Teams still would be going through 16 or 17 weeks of practice. That means 16 or 17 weeks of hitting each other to get ready for those games and 16 or 17 weeks of film study and meetings and lifting. It also does nothing to prevent encroachment on the academic calendar, including trampling through finals weeks in December.
The better way? Get rid of conference championship games. That would free up the first week in December to start a 12-team Playoff earlier, which would mean either ending it earlier than proposed in late January or adding more breathing room in December.
Conference championship games are often useless beyond the revenue grab, which is why they’d be hard to get rid of. Most conferences have a clearly established best team in the regular season, without the double jeopardy of having them prove it all over again in a league title game against an inferior opponent from another division. The rest of a 12-team Playoff also could easily be filled out based on regular-season performance.
The number of truly consequential outcomes is small. Look at this year’s Playoff.
Michigan didn’t need to trounce Iowa in the Big Ten championship to establish its CFP credentials. Georgia and Alabama were both in the top four before meeting in an SEC title game that proved nothing. Same with Cincinnati before facing Houston in the AAC title game.

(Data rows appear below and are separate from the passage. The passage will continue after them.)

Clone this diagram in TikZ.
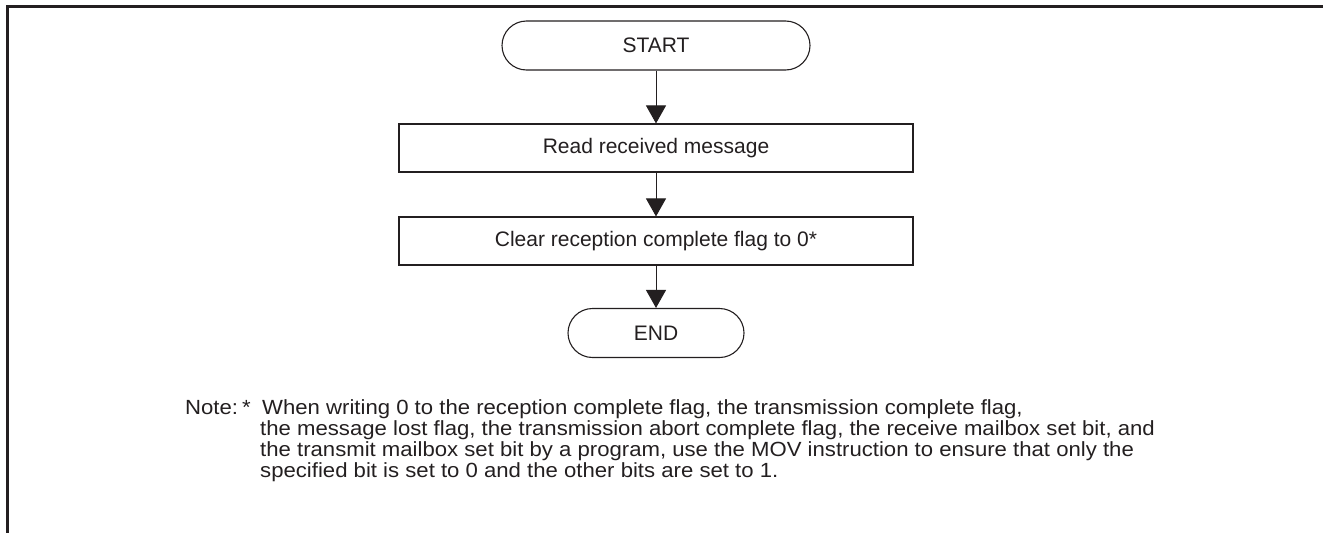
\documentclass[tikz,border=0pt]{standalone}
\usepackage{fontspec}
\setmainfont{Liberation Sans}
\newfontfamily\notefont[FakeStretch=1.08]{Liberation Sans}
\usetikzlibrary{arrows.meta}
\definecolor{ink}{HTML}{231F20}
\tikzset{
  terminal/.style={draw=ink, line width=1.1pt, rounded corners=24.5pt, minimum width=308pt, minimum height=49pt, inner sep=0pt, text=ink, font=\fontsize{21}{24}\selectfont},
  procbox/.style={draw=ink, line width=1.1pt, minimum width=514pt, minimum height=48pt, inner sep=0pt, text=ink, font=\fontsize{21}{24}\selectfont},
  flow/.style={draw=ink, line width=1pt, -{Triangle[length=18pt,width=20pt]}},
  notetext/.style={anchor=base west, inner sep=0pt, text=ink, font=\notefont\fontsize{20.5}{20.5}\selectfont},
}
\begin{document}
\begin{tikzpicture}[x=1pt,y=-1pt]
\useasboundingbox (0,0) rectangle (1323,533);
\draw[line width=3pt, ink, line join=miter] (1323,6) -- (7.5,6) -- (7.5,533);
\node[terminal] (start) at (656,45.5) {START};
\node[procbox] (read) at (656,148) {Read received message};
\node[procbox] (clear) at (656,241) {Clear reception complete flag to 0*};
\node[terminal, minimum width=176pt] (end) at (656,333) {END};
\draw[flow] (start) -- (read);
\draw[flow] (read) -- (clear);
\draw[flow] (clear) -- (end);
\node[notetext] (note) at (185,414) {Note:};
\node[notetext] (star) at (242,414) {*};
\node[notetext] (l1) at (262,414) {When writing 0 to the reception complete flag, the transmission complete flag,};
\node[notetext] (l2) at (260,435) {the message lost flag, the transmission abort complete flag, the receive mailbox set bit, and};
\node[notetext] (l3) at (260,456) {the transmit mailbox set bit by a program, use the MOV instruction to ensure that only the};
\node[notetext] (l4) at (260,477) {specified bit is set to 0 and the other bits are set to 1.};
\end{tikzpicture}
\end{document}
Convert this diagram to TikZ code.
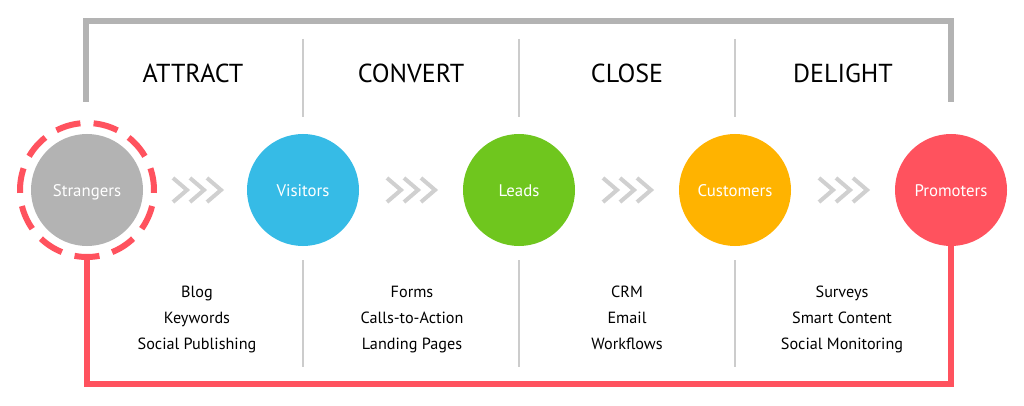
\documentclass[tikz,border=0pt]{standalone}
\usepackage{fontspec}
\setmainfont{PT Sans}
\definecolor{cgray}{HTML}{B3B3B3}
\definecolor{cblue}{HTML}{36BBE6}
\definecolor{cgreen}{HTML}{6FC61E}
\definecolor{corange}{HTML}{FFB300}
\definecolor{cred}{HTML}{FF525E}
\definecolor{chevgray}{HTML}{D0D0D0}
\definecolor{sepgray}{HTML}{CCCCCC}
\definecolor{framegray}{HTML}{B3B3B3}
\begin{document}
\begin{tikzpicture}[x=1pt,y=-1pt,
  stage/.style={circle, minimum size=112pt, inner sep=0pt, text=white, font=\fontsize{16.8}{18}\selectfont, text height=12pt, text depth=0pt},
  heading/.style={font=\fontsize{26}{28}\selectfont, text=black, anchor=base},
  tools/.style={font=\fontsize{16.2}{26}\selectfont, text=black, anchor=base},
  chev/.style={draw=chevgray, line width=4pt},
  sepline/.style={draw=sepgray, line width=1.2pt},
  redline/.style={draw=cred, line width=6pt},
  grayframe/.style={draw=framegray, line width=6pt}]
\useasboundingbox (0,0) rectangle (1024,406);
\fill[white] (0,0) rectangle (1024,406);
% frame
\draw[grayframe] (86,102) -- (86,21) -- (951,21) -- (951,102);
% stage circles
\node[stage, fill=cgray] (str) at (87,190) {Strangers};
\node[stage, fill=cblue] (vis) at (303,190) {Visitors};
\node[stage, fill=cgreen] (lea) at (519,190) {Leads};
\node[stage, fill=corange] (cus) at (735,190) {Customers};
\node[stage, fill=cred] (pro) at (951,190) {Promoters};
% dashed ring
\foreach \i in {0,...,10}{
  \pgfmathsetmacro\a{270+\i*32.7273}
  \draw[redline] ([shift={(\a-10.7:67pt)}]str.center) arc[start angle=\a-10.7, end angle=\a+10.7, radius=67pt];
}
% red loop
\coordinate (sb) at (87,257);
\coordinate (rc) at (951,384);
\draw[redline] (pro.south) -- (rc) -| (sb);
% separators
\foreach \sx in {303,519,735}{
  \draw[sepline] (\sx,39) -- (\sx,117);
  \draw[sepline] (\sx,260) -- (\sx,367);
}
% headings
\node[heading] (h1) at (193,83) {ATTRACT};
\node[heading] (h2) at (411,83) {CONVERT};
\node[heading] (h3) at (627,83) {CLOSE};
\node[heading] (h4) at (843,83) {DELIGHT};
% tools
\node[tools] (t1a) at (197,297.5) {Blog};
\node[tools] (t1b) at (197,323) {Keywords};
\node[tools] (t1c) at (197,349) {Social Publishing};
\node[tools] (t2a) at (412,297.5) {Forms};
\node[tools] (t2b) at (412,323) {Calls-to-Action};
\node[tools] (t2c) at (412,349) {Landing Pages};
\node[tools] (t3a) at (627,297.5) {CRM};
\node[tools] (t3b) at (627,323) {Email};
\node[tools] (t3c) at (627,349) {Workflows};
\node[tools] (t4a) at (842,297.5) {Surveys};
\node[tools] (t4b) at (842,323) {Smart Content};
\node[tools] (t4c) at (842,349) {Social Monitoring};
% chevrons
\foreach \cx in {197,411,627,843}{
  \foreach \d in {-17,0,17}{
    \draw[chev] (\cx+\d-7,178) -- (\cx+\d+7,190) -- (\cx+\d-7,202);
  }
}
\end{tikzpicture}
\end{document}
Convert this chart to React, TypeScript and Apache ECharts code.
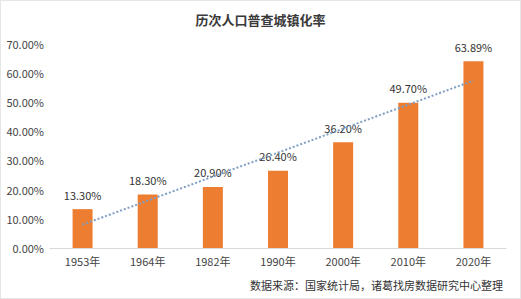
import React, { useEffect, useRef } from "react";
import * as echarts from "echarts";

const title = "历次人口普查城镇化率";
const source = "数据来源：国家统计局，诸葛找房数据研究中心整理";
const categories = ["1953年", "1964年", "1982年", "1990年", "2000年", "2010年", "2020年"];
const rates = [13.3, 18.3, 20.9, 26.4, 36.2, 49.7, 63.89];
// dotted trend line end points (first and last category)
const trendEnds = [8.0, 57.3];
const yMax = 70;
const yStep = 10;

const FONT = "'Noto Sans CJK SC', 'Noto Sans', sans-serif";

export default function App() {
  const ref = useRef<HTMLDivElement>(null);
  useEffect(() => {
    document.body.style.margin = "0";
    if (!ref.current) return;
    const chart = echarts.init(ref.current, undefined, { renderer: "svg" });
    chart.setOption({
      animation: false,
      backgroundColor: "#ffffff",
      title: {
        text: title,
        left: "center",
        top: 7,
        textStyle: { fontFamily: FONT, fontSize: 13, fontWeight: "bold", color: "#3a3a3a" },
      },
      graphic: [
        {
          type: "text",
          right: 17,
          top: 278,
          style: { text: source, font: `11px ${FONT}`, fill: "#333" },
        },
      ],
      grid: { left: 49, right: 14, top: 42.5, bottom: 50 },
      xAxis: {
        type: "category",
        data: categories,
        axisLine: { lineStyle: { color: "#d9d9d9", width: 1 } },
        axisTick: { show: false },
        axisLabel: { fontFamily: FONT, fontSize: 11, color: "#444", margin: 7 },
      },
      yAxis: {
        type: "value",
        min: 0,
        max: yMax,
        interval: yStep,
        splitLine: { show: false },
        axisLine: { show: false },
        axisTick: { show: false },
        axisLabel: {
          fontFamily: FONT,
          fontSize: 11,
          color: "#444",
          margin: 6,
          formatter: (v: number) => v.toFixed(2) + "%",
        },
      },
      series: [
        {
          type: "bar",
          data: rates,
          barWidth: 20,
          itemStyle: { color: "#ED7D31" },
          label: {
            show: true,
            position: "top",
            distance: 9,
            fontFamily: FONT,
            fontSize: 11,
            color: "#333",
            formatter: (p: any) => Number(p.value).toFixed(2) + "%",
          },
          markLine: {
            silent: true,
            symbol: ["none", "none"],
            label: { show: false },
            lineStyle: { color: "#7f9fc4", type: "dotted", width: 2 },
            data: [
              [
                { coord: [0, trendEnds[0]] },
                { coord: [categories.length - 1, trendEnds[1]] },
              ],
            ],
          },
        },
      ],
    });
    return () => chart.dispose();
  }, []);
  return (
    <div
      ref={ref}
      style={{ width: 521, height: 299, boxSizing: "border-box", border: "1px solid #e6e6e6" }}
    />
  );
}
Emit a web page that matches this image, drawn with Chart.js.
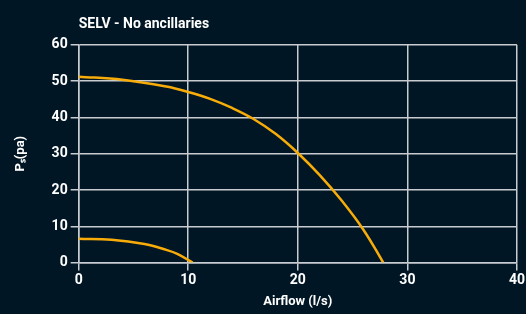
<!DOCTYPE html>
<html>
<head>
<meta charset="utf-8">
<script src="https://cdn.jsdelivr.net/npm/chart.js@4"></script>
<style>
  html, body { margin: 0; padding: 0; background: #011624; }
  .graphCanvas { width: 526px; height: 314px; }
</style>
</head>
<body>
<div class="graphCanvas"><canvas id="myChart"></canvas></div>
<script>
const highFlow = [0, 4, 8, 10, 12, 14, 16, 18, 20, 22, 24, 26, 27.8];
const highPressure = [51.2, 50.4, 48.5, 47.0, 45.1, 42.6, 39.5, 35.4, 30.2, 24.1, 17.1, 9.0, 0];
const lowFlow = [0, 3, 6, 8, 9, 10.4];
const lowPressure = [6.6, 6.3, 5.1, 3.5, 2.4, 0];
const xTicks = [0, 10, 20, 30, 40];
const yTicks = [0, 10, 20, 30, 40, 50, 60];

const toPoints = (xs, ys) => xs.map((x, i) => ({ x: x, y: ys[i] }));
const font = { family: "Roboto", weight: "bold", size: 14 };

new Chart(document.getElementById("myChart"), {
  type: "scatter",
  data: {
    datasets: [
      {
        label: "High",
        data: toPoints(highFlow, highPressure),
        showLine: true,
        borderColor: "#f7ac0a",
        borderWidth: 2.5,
        pointRadius: 0,
        tension: 0.4,
      },
      {
        label: "Low",
        data: toPoints(lowFlow, lowPressure),
        showLine: true,
        borderColor: "#f7ac0a",
        borderWidth: 2.5,
        pointRadius: 0,
        tension: 0.4,
      },
    ],
  },
  options: {
    responsive: true,
    maintainAspectRatio: false,
    animation: false,
    layout: { padding: { left: 13, right: 0, top: 14, bottom: 4 } },
    plugins: {
      legend: { display: false },
      tooltip: { enabled: false },
      title: {
        display: true,
        text: "SELV - No ancillaries",
        align: "start",
        fullSize: false,
        color: "#ffffff",
        font: { family: "Roboto", weight: "bold", size: 14 },
        padding: { top: 2, bottom: 12 },
      },
    },
    scales: {
      x: {
        type: "linear",
        min: 0,
        max: 40,
        afterBuildTicks: (axis) => { axis.ticks = xTicks.map((v) => ({ value: v })); },
        grid: { color: "#c8ccd0", lineWidth: 1.5, tickLength: 8 },
        border: { color: "#c8ccd0", width: 1.5 },
        ticks: { color: "#ffffff", font: font, padding: 1 },
        title: {
          display: true,
          text: "Airflow (l/s)",
          color: "#ffffff",
          font: { family: "Roboto", weight: "bold", size: 13 },
          padding: { top: 5, bottom: 0 },
        },
      },
      y: {
        min: 0,
        max: 60,
        afterBuildTicks: (axis) => { axis.ticks = yTicks.map((v) => ({ value: v })); },
        grid: { color: "#c8ccd0", lineWidth: 1.5, tickLength: 8 },
        border: { color: "#c8ccd0", width: 1.5 },
        ticks: { color: "#ffffff", font: font, padding: 3 },
        title: {
          display: true,
          text: "Pₛ(pa)",
          color: "#ffffff",
          font: { family: "Roboto", weight: "bold", size: 13 },
          padding: { top: 0, bottom: 20 },
        },
      },
    },
  },
});
</script>
</body>
</html>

In a larger Playoff, Oklahoma State and Baylor would have been in without a Big 12 championship game. The only Power 5 leagues that would have had Playoff representation affected by title-game results were the Pac-12 and ACC—the former had Utah enter the top 12 and Oregon fall out of it, and Pittsburgh rose from 15th to 12th after beating Wake Forest.
Number of games played is a legitimate concern—one that should be given more than lip service on the way to the next cash grab. Especially when many of the players involved on Playoff teams have NFL aspirations.
A 12-team Playoff is worth having, and as Phillips noted Friday in an almost resigned tone, it will happen inevitably. When the current contract runs out in 2026 and they can change the voting parameters, making it majority rule instead of unanimity, it will happen.
But Phillips and his conference have a point about trying to contain the physical risk and academic difficulty that would come with an expanded Playoff. The easiest way to have both is to at least consider doing away with the most disposable games of the year: the conference championships.